>> begin Recorded information
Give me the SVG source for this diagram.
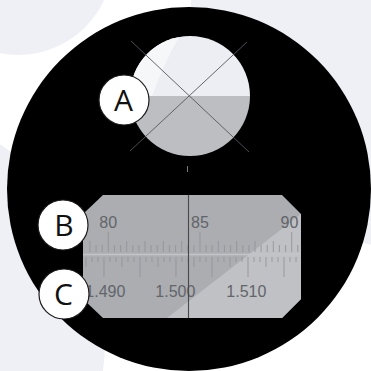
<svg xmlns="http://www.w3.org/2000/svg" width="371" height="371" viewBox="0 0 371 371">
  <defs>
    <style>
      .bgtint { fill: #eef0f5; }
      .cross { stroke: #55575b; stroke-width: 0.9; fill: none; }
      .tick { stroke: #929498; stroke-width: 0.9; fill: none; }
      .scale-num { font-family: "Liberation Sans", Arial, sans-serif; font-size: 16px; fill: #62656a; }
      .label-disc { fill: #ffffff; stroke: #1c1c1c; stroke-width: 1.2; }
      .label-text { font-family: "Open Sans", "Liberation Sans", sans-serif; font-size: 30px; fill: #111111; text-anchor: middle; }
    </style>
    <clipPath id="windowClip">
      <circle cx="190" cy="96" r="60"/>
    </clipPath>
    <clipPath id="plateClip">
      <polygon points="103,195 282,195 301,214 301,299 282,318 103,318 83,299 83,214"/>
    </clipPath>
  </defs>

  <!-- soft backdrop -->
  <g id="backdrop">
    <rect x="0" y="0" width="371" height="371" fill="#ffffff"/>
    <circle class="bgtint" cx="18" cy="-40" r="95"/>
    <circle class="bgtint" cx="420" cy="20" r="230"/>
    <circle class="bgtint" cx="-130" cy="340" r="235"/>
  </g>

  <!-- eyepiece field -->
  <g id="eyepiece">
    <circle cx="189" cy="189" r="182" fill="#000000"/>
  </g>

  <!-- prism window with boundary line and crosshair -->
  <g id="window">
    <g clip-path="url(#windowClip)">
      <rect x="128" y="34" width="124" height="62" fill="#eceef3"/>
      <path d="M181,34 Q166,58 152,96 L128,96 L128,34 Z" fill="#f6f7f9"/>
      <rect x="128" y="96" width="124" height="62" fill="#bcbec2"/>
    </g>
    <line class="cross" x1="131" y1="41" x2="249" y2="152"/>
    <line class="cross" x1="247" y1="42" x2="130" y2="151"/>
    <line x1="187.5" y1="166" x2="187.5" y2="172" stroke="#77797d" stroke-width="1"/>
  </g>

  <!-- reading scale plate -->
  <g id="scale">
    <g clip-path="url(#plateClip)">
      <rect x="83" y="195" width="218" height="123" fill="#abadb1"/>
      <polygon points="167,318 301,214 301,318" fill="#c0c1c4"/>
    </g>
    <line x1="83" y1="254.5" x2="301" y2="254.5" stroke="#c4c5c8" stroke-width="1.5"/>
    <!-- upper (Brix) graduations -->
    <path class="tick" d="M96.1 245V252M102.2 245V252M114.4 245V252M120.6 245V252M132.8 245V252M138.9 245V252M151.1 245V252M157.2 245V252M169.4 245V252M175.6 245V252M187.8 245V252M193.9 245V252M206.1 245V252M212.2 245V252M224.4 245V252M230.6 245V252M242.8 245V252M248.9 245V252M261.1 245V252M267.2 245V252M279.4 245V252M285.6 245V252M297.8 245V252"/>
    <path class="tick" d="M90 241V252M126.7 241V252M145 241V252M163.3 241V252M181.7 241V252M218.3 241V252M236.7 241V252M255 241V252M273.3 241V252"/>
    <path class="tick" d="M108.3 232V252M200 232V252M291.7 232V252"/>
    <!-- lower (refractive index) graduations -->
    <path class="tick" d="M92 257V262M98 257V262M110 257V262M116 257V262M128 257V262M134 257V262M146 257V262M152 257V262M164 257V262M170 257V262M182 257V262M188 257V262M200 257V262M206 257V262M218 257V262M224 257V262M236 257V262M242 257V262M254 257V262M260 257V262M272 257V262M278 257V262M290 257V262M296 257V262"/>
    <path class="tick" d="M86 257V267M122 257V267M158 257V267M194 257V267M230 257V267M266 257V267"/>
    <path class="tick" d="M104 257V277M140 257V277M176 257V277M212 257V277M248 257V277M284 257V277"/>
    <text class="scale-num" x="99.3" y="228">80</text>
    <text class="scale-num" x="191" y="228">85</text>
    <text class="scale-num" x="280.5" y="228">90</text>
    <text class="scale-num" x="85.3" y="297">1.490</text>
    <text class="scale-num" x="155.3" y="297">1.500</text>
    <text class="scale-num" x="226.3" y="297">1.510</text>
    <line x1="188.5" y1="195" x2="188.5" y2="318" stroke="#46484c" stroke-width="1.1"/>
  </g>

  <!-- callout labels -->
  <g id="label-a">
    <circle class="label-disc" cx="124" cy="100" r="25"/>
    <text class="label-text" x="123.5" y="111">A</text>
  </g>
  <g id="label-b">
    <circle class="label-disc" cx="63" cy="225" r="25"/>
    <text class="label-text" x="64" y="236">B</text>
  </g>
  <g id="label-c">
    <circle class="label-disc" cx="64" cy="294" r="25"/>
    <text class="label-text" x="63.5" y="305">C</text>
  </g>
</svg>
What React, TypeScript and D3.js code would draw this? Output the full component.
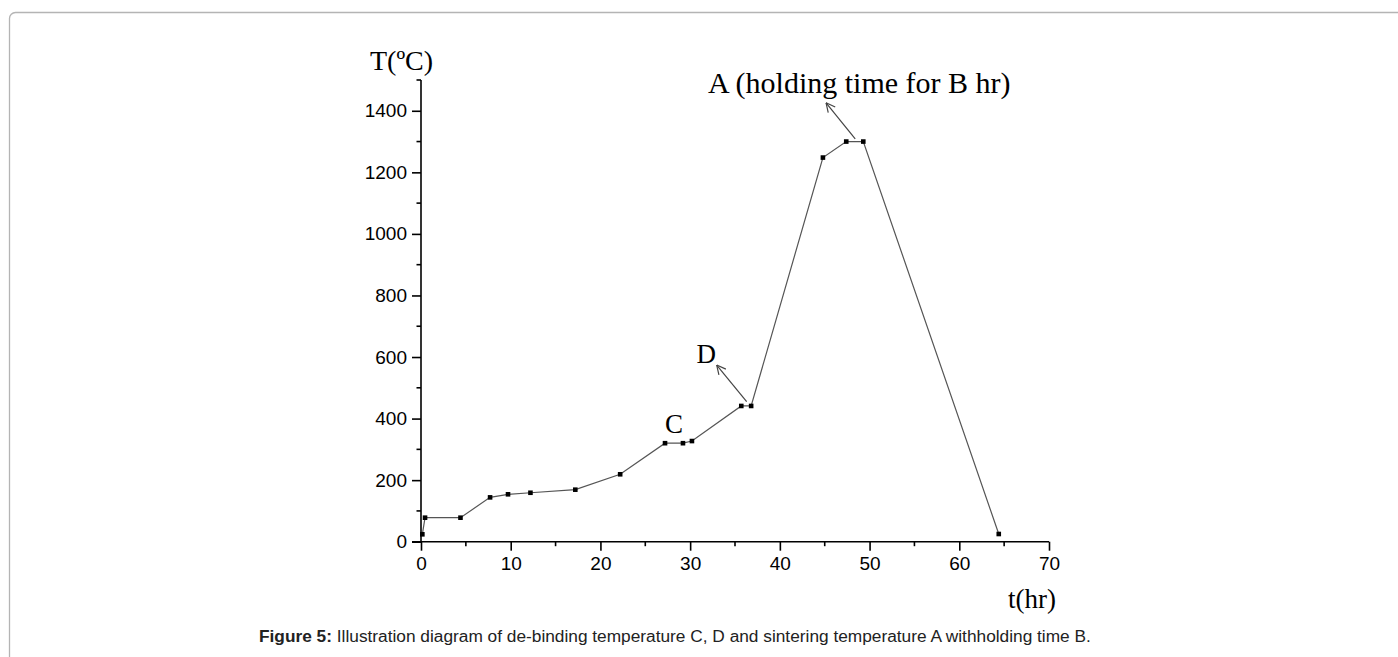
>> end Recorded information
▸ Written request: Write out the records above exactly as they stand, leaving out every picture.

▸ Reply to the exercise:
Give me the SVG source for this diagram.
<svg xmlns="http://www.w3.org/2000/svg" width="371" height="371" viewBox="0 0 371 371">
  <defs>
    <style>
      .bgtint { fill: #eef0f5; }
      .cross { stroke: #55575b; stroke-width: 0.9; fill: none; }
      .tick { stroke: #929498; stroke-width: 0.9; fill: none; }
      .scale-num { font-family: "Liberation Sans", Arial, sans-serif; font-size: 16px; fill: #62656a; }
      .label-disc { fill: #ffffff; stroke: #1c1c1c; stroke-width: 1.2; }
      .label-text { font-family: "Open Sans", "Liberation Sans", sans-serif; font-size: 30px; fill: #111111; text-anchor: middle; }
    </style>
    <clipPath id="windowClip">
      <circle cx="190" cy="96" r="60"/>
    </clipPath>
    <clipPath id="plateClip">
      <polygon points="103,195 282,195 301,214 301,299 282,318 103,318 83,299 83,214"/>
    </clipPath>
  </defs>

  <!-- soft backdrop -->
  <g id="backdrop">
    <rect x="0" y="0" width="371" height="371" fill="#ffffff"/>
    <circle class="bgtint" cx="18" cy="-40" r="95"/>
    <circle class="bgtint" cx="420" cy="20" r="230"/>
    <circle class="bgtint" cx="-130" cy="340" r="235"/>
  </g>

  <!-- eyepiece field -->
  <g id="eyepiece">
    <circle cx="189" cy="189" r="182" fill="#000000"/>
  </g>

  <!-- prism window with boundary line and crosshair -->
  <g id="window">
    <g clip-path="url(#windowClip)">
      <rect x="128" y="34" width="124" height="62" fill="#eceef3"/>
      <path d="M181,34 Q166,58 152,96 L128,96 L128,34 Z" fill="#f6f7f9"/>
      <rect x="128" y="96" width="124" height="62" fill="#bcbec2"/>
    </g>
    <line class="cross" x1="131" y1="41" x2="249" y2="152"/>
    <line class="cross" x1="247" y1="42" x2="130" y2="151"/>
    <line x1="187.5" y1="166" x2="187.5" y2="172" stroke="#77797d" stroke-width="1"/>
  </g>

  <!-- reading scale plate -->
  <g id="scale">
    <g clip-path="url(#plateClip)">
      <rect x="83" y="195" width="218" height="123" fill="#abadb1"/>
      <polygon points="167,318 301,214 301,318" fill="#c0c1c4"/>
    </g>
    <line x1="83" y1="254.5" x2="301" y2="254.5" stroke="#c4c5c8" stroke-width="1.5"/>
    <!-- upper (Brix) graduations -->
    <path class="tick" d="M96.1 245V252M102.2 245V252M114.4 245V252M120.6 245V252M132.8 245V252M138.9 245V252M151.1 245V252M157.2 245V252M169.4 245V252M175.6 245V252M187.8 245V252M193.9 245V252M206.1 245V252M212.2 245V252M224.4 245V252M230.6 245V252M242.8 245V252M248.9 245V252M261.1 245V252M267.2 245V252M279.4 245V252M285.6 245V252M297.8 245V252"/>
    <path class="tick" d="M90 241V252M126.7 241V252M145 241V252M163.3 241V252M181.7 241V252M218.3 241V252M236.7 241V252M255 241V252M273.3 241V252"/>
    <path class="tick" d="M108.3 232V252M200 232V252M291.7 232V252"/>
    <!-- lower (refractive index) graduations -->
    <path class="tick" d="M92 257V262M98 257V262M110 257V262M116 257V262M128 257V262M134 257V262M146 257V262M152 257V262M164 257V262M170 257V262M182 257V262M188 257V262M200 257V262M206 257V262M218 257V262M224 257V262M236 257V262M242 257V262M254 257V262M260 257V262M272 257V262M278 257V262M290 257V262M296 257V262"/>
    <path class="tick" d="M86 257V267M122 257V267M158 257V267M194 257V267M230 257V267M266 257V267"/>
    <path class="tick" d="M104 257V277M140 257V277M176 257V277M212 257V277M248 257V277M284 257V277"/>
    <text class="scale-num" x="99.3" y="228">80</text>
    <text class="scale-num" x="191" y="228">85</text>
    <text class="scale-num" x="280.5" y="228">90</text>
    <text class="scale-num" x="85.3" y="297">1.490</text>
    <text class="scale-num" x="155.3" y="297">1.500</text>
    <text class="scale-num" x="226.3" y="297">1.510</text>
    <line x1="188.5" y1="195" x2="188.5" y2="318" stroke="#46484c" stroke-width="1.1"/>
  </g>

  <!-- callout labels -->
  <g id="label-a">
    <circle class="label-disc" cx="124" cy="100" r="25"/>
    <text class="label-text" x="123.5" y="111">A</text>
  </g>
  <g id="label-b">
    <circle class="label-disc" cx="63" cy="225" r="25"/>
    <text class="label-text" x="64" y="236">B</text>
  </g>
  <g id="label-c">
    <circle class="label-disc" cx="64" cy="294" r="25"/>
    <text class="label-text" x="63.5" y="305">C</text>
  </g>
</svg>
What React, TypeScript and D3.js code would draw this? Output the full component.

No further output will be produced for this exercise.